The two former directors of Anglo Irish Bank found guilty over a multi-million euro loans-for-shares operation were both high flyers before the bank's collapse.
:: Willie McAteer, originally from Co Donegal, was former group finance director and chief risk officer at the bank.
He was made a director back in 1992 and resigned from the bank in January 2009 as the state stepped in.
Just over a year after his departure he became the second director arrested in the marathon fraud investigation.
He earned 2.2 million euro in his last three years with Anglo. In 2007 alone, he took home 1.43 million euro, including an 800,000 euro bonus. He also held an extensive portfolio of shares.
McAteer was the man David Drumm took with him to try to attract investment from sovereign wealth funds, blue chip banks and US investors as the bank bled hundreds of millions to cover Sean Quinn.
The 63-year-old has a house on Auburn Villas in the well-heeled south Dublin suburb of Rathgar.
:: Pat Whelan was head of group risk at Anglo.
In 2006 he was elevated to the executive board and head of Irish operations, overseeing billions in loans to property speculators.
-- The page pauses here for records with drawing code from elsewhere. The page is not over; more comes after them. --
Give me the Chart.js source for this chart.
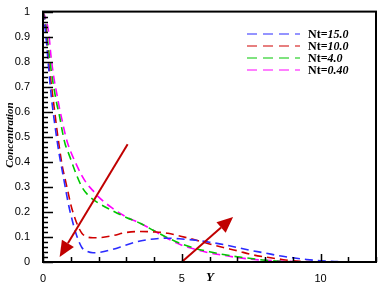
<!DOCTYPE html>
<html>
<head>
<meta charset="utf-8">
<script src="https://cdn.jsdelivr.net/npm/chart.js@4"></script>
<style>
  body { margin: 0; background: #fff; }
  #wrap { width: 390px; height: 289px; }
</style>
</head>
<body>
<div id="wrap"><canvas id="chart"></canvas></div>
<script>
// Y positions along the curves
const yGrid = [0, 0.1, 0.2, 0.3, 0.4, 0.5, 0.6, 0.7, 0.8, 0.9, 1.0, 1.2, 1.4, 1.6, 1.8, 2.0,
  2.5, 3, 3.5, 4, 4.5, 5, 5.5, 6, 6.5, 7, 7.5, 8, 8.5, 9, 9.5, 10, 10.5, 11, 11.5, 12];

const nt15 = [1, 0.91, 0.78, 0.66, 0.57, 0.49, 0.42, 0.36, 0.30, 0.24, 0.19, 0.11, 0.058, 0.042, 0.037, 0.038,
  0.05, 0.068, 0.084, 0.092, 0.095, 0.092, 0.087, 0.079, 0.07, 0.058, 0.046, 0.036, 0.025, 0.017, 0.01, 0.005, 0.002, 0, 0, 0];
const nt10 = [1, 0.93, 0.80, 0.71, 0.62, 0.53, 0.45, 0.38, 0.33, 0.28, 0.23, 0.16, 0.115, 0.1, 0.097, 0.097,
  0.105, 0.118, 0.122, 0.12, 0.115, 0.102, 0.088, 0.072, 0.058, 0.045, 0.03, 0.02, 0.012, 0.005, 0.002, 0, 0, 0, 0, 0];
const nt4 = [1, 0.95, 0.85, 0.76, 0.69, 0.63, 0.58, 0.52, 0.47, 0.44, 0.41, 0.35, 0.30, 0.27, 0.25, 0.235,
  0.205, 0.178, 0.155, 0.125, 0.096, 0.072, 0.054, 0.041, 0.03, 0.021, 0.014, 0.007, 0.003, 0.001, 0, 0, 0, 0, 0, 0];
const nt04 = [1, 0.97, 0.92, 0.81, 0.73, 0.67, 0.61, 0.56, 0.51, 0.47, 0.44, 0.39, 0.345, 0.31, 0.285, 0.26,
  0.215, 0.18, 0.155, 0.125, 0.093, 0.067, 0.05, 0.036, 0.027, 0.018, 0.011, 0.007, 0.004, 0.002, 0.001, 0, 0, 0, 0, 0];

const seriesNt = ['15.0', '10.0', '4.0', '0.40'];
const seriesColors = ['#2b2bff', '#d00000', '#00c800', '#ff00ff'];
const xTicks = [0, 5, 10];
const yTicks = [0, 0.1, 0.2, 0.3, 0.4, 0.5, 0.6, 0.7, 0.8, 0.9, 1];

// arrows: [fromY, fromC, toY, toC]
const arrows = [[3.05, 0.47, 0.6, 0.02], [5.0, 0.0, 6.85, 0.18]];

const makeSet = (vals, i) => ({
  label: 'Nt=' + seriesNt[i],
  data: yGrid.map((x, k) => ({x: x, y: vals[k]})),
  borderColor: seriesColors[i],
  borderWidth: 1.6,
  borderDash: [8, 5],
  pointRadius: 0,
  fill: false,
  cubicInterpolationMode: 'monotone'
});

const frame = {
  id: 'frame',
  afterDatasetsDraw(chart) {
    const ctx = chart.ctx;
    const a = chart.chartArea;
    const x = chart.scales.x, y = chart.scales.y;
    ctx.save();

    // arrows
    ctx.strokeStyle = '#c00000';
    ctx.fillStyle = '#c00000';
    ctx.lineWidth = 2;
    arrows.forEach(r => {
      const x0 = x.getPixelForValue(r[0]), y0 = y.getPixelForValue(r[1]);
      const x1 = x.getPixelForValue(r[2]), y1 = y.getPixelForValue(r[3]);
      const ang = Math.atan2(y1 - y0, x1 - x0);
      const hl = 16, hw = 7;
      const bx = x1 - hl * Math.cos(ang), by = y1 - hl * Math.sin(ang);
      ctx.beginPath();
      ctx.moveTo(x0, y0);
      ctx.lineTo(bx, by);
      ctx.stroke();
      ctx.beginPath();
      ctx.moveTo(x1, y1);
      ctx.lineTo(bx + hw * Math.sin(ang), by - hw * Math.cos(ang));
      ctx.lineTo(bx - hw * Math.sin(ang), by + hw * Math.cos(ang));
      ctx.closePath();
      ctx.fill();
    });

    // frame
    ctx.strokeStyle = '#000';
    ctx.lineWidth = 2;
    ctx.strokeRect(a.left, a.top, a.right - a.left, a.bottom - a.top);

    // inward ticks
    ctx.lineWidth = 1.5;
    ctx.beginPath();
    for (let v = 0; v <= 12; v++) {
      const px = Math.round(x.getPixelForValue(v)) + 0.5;
      const len = v % 5 === 0 ? 8 : 5;
      ctx.moveTo(px, a.bottom);
      ctx.lineTo(px, a.bottom - len);
    }
    for (let k = 0; k <= 50; k++) {
      const py = Math.round(y.getPixelForValue(k / 50)) + 0.5;
      const len = k % 5 === 0 ? 10 : 5;
      ctx.moveTo(a.left, py);
      ctx.lineTo(a.left + len, py);
    }
    ctx.stroke();

    // legend
    ctx.textBaseline = 'middle';
    ctx.textAlign = 'left';
    seriesNt.forEach((t, i) => {
      const ly = 34 + i * 12;
      ctx.strokeStyle = seriesColors[i];
      ctx.lineWidth = 1.2;
      ctx.setLineDash([10, 6]);
      ctx.beginPath();
      ctx.moveTo(247, ly);
      ctx.lineTo(300, ly);
      ctx.stroke();
      ctx.setLineDash([]);
      ctx.fillStyle = '#000';
      ctx.font = 'bold 12px "Liberation Serif"';
      ctx.fillText('Nt=', 308, ly + 1);
      const w = ctx.measureText('Nt=').width;
      ctx.font = 'italic bold 12px "Liberation Serif"';
      ctx.fillText(t, 308 + w, ly + 1);
    });

    // axis titles
    ctx.font = 'italic bold 13px "Liberation Serif"';
    ctx.textAlign = 'center';
    ctx.fillText('Y', 210, 278);
    ctx.save();
    ctx.translate(10, 135);
    ctx.rotate(-Math.PI / 2);
    ctx.font = 'italic bold 11px "Liberation Serif"';
    ctx.fillText('Concentration', 0, 0);
    ctx.restore();

    ctx.restore();
  }
};

new Chart("chart", {
  type: 'line',
  data: {
    datasets: [makeSet(nt15, 0), makeSet(nt10, 1), makeSet(nt4, 2), makeSet(nt04, 3)]
  },
  options: {
    responsive: true,
    maintainAspectRatio: false,
    animation: false,
    layout: { padding: { top: 8, right: 14, left: 0, bottom: 0 } },
    plugins: { legend: { display: false }, tooltip: { enabled: false } },
    scales: {
      x: {
        type: 'linear',
        min: 0, max: 12,
        afterBuildTicks: s => { s.ticks = xTicks.map(v => ({value: v})); },
        afterFit: s => { s.height = 27; },
        grid: { display: false },
        border: { display: false },
        ticks: { padding: 2, color: '#000', font: { family: 'Liberation Sans', size: 11 } }
      },
      y: {
        min: 0, max: 1,
        afterBuildTicks: s => { s.ticks = yTicks.map(v => ({value: v})); },
        afterFit: s => { s.width = 43; },
        grid: { display: false },
        border: { display: false },
        ticks: {
          padding: 5, color: '#000', font: { family: 'Liberation Sans', size: 11 },
          callback: v => String(Math.round(v * 10) / 10)
        }
      }
    }
  },
  plugins: [frame]
});
</script>
</body>
</html>
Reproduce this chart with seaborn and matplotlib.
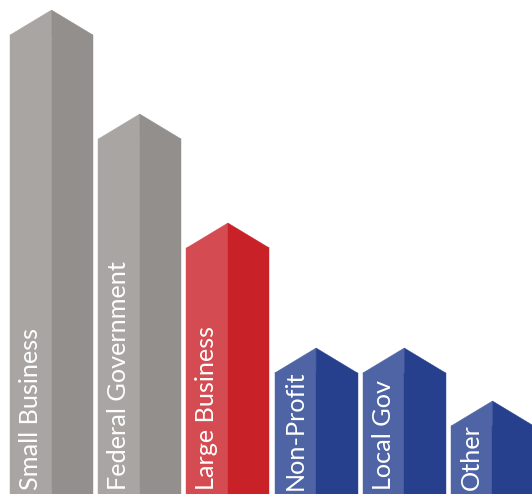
import matplotlib
matplotlib.use("Agg")
import matplotlib.pyplot as plt
import seaborn as sns
import pandas as pd

categories = ["Small Business", "Federal Government", "Large Business",
              "Non-Profit", "Local Gov", "Other"]
values = [484, 380, 271, 146, 146, 93]
groups = ["grey", "grey", "red", "blue", "blue", "blue"]

light = {"grey": "#a9a5a2", "red": "#d44b52", "blue": "#4f64a5"}
dark = {"grey": "#938f8c", "red": "#c92128", "blue": "#26408e"}
ROOF = 25

sns.set_theme(style="white")
plt.rcParams["font.family"] = ["Lato", "DejaVu Sans"]

fig = plt.figure(figsize=(5.32, 4.94), dpi=100)
ax = fig.add_axes([0, 0, 1, 1])

df = pd.DataFrame({
    "category": categories * 2,
    "side": ["left"] * len(categories) + ["right"] * len(categories),
    "body": [v - ROOF for v in values] * 2,
})
sns.barplot(data=df, x="category", y="body", hue="side", order=categories,
            hue_order=["left", "right"], dodge=True, width=0.94, gap=0,
            palette=["#888888", "#666666"], saturation=1, linewidth=0,
            legend=False, ax=ax)

left_bars = ax.containers[0]
right_bars = ax.containers[1]
for i, (lp, rp) in enumerate(zip(left_bars, right_bars)):
    cl = light[groups[i]]
    cd = dark[groups[i]]
    lp.set_facecolor(cl)
    lp.set_edgecolor(cl)
    lp.set_linewidth(0.3)
    rp.set_facecolor(cd)
    rp.set_edgecolor(cd)
    rp.set_linewidth(0.3)
    x0 = lp.get_x()
    xc = rp.get_x()
    x1 = rp.get_x() + rp.get_width()
    body = lp.get_height()
    peak = values[i]
    ax.fill([x0, xc, xc], [body, peak, body], color=cl, lw=0.3, ec=cl)
    ax.fill([xc, xc, x1], [body, peak, body], color=cd, lw=0.3, ec=cd)
    ax.text(x0 + 28 / 88.2, 4, categories[i], rotation=90,
            rotation_mode="anchor", ha="left", va="baseline",
            color="white", fontsize=18.2, fontweight="normal")

ax.set_xlim(-0.584, 5.448)
ax.set_ylim(0, 494)
ax.axis("off")
fig.savefig("out.png", dpi=100, facecolor="white")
The 51-year-old, who grew up in Marlborough Street, a stone's throw from Dublin's O'Connell Street, now has a home in the leafy coastal suburb of Malahide.
He stepped down from the board a month after the bank was nationalised in January 2009 but remained working for the bank under state control for another 12 months.
He also compiled a detailed report on the loans-for-shares deal just after the government stepped in.
Whelan made 2.14 million euro in his last three years working for the bank.
The trial heard he joined Anglo nine years after leaving school and learning the banking ropes in Allied Irish Banks.
He was said to have climbed Anglo's corporate ladder through hard work, diligence and not shirking responsibilities, all this despite having no formal qualifications in chartered accountancy or law.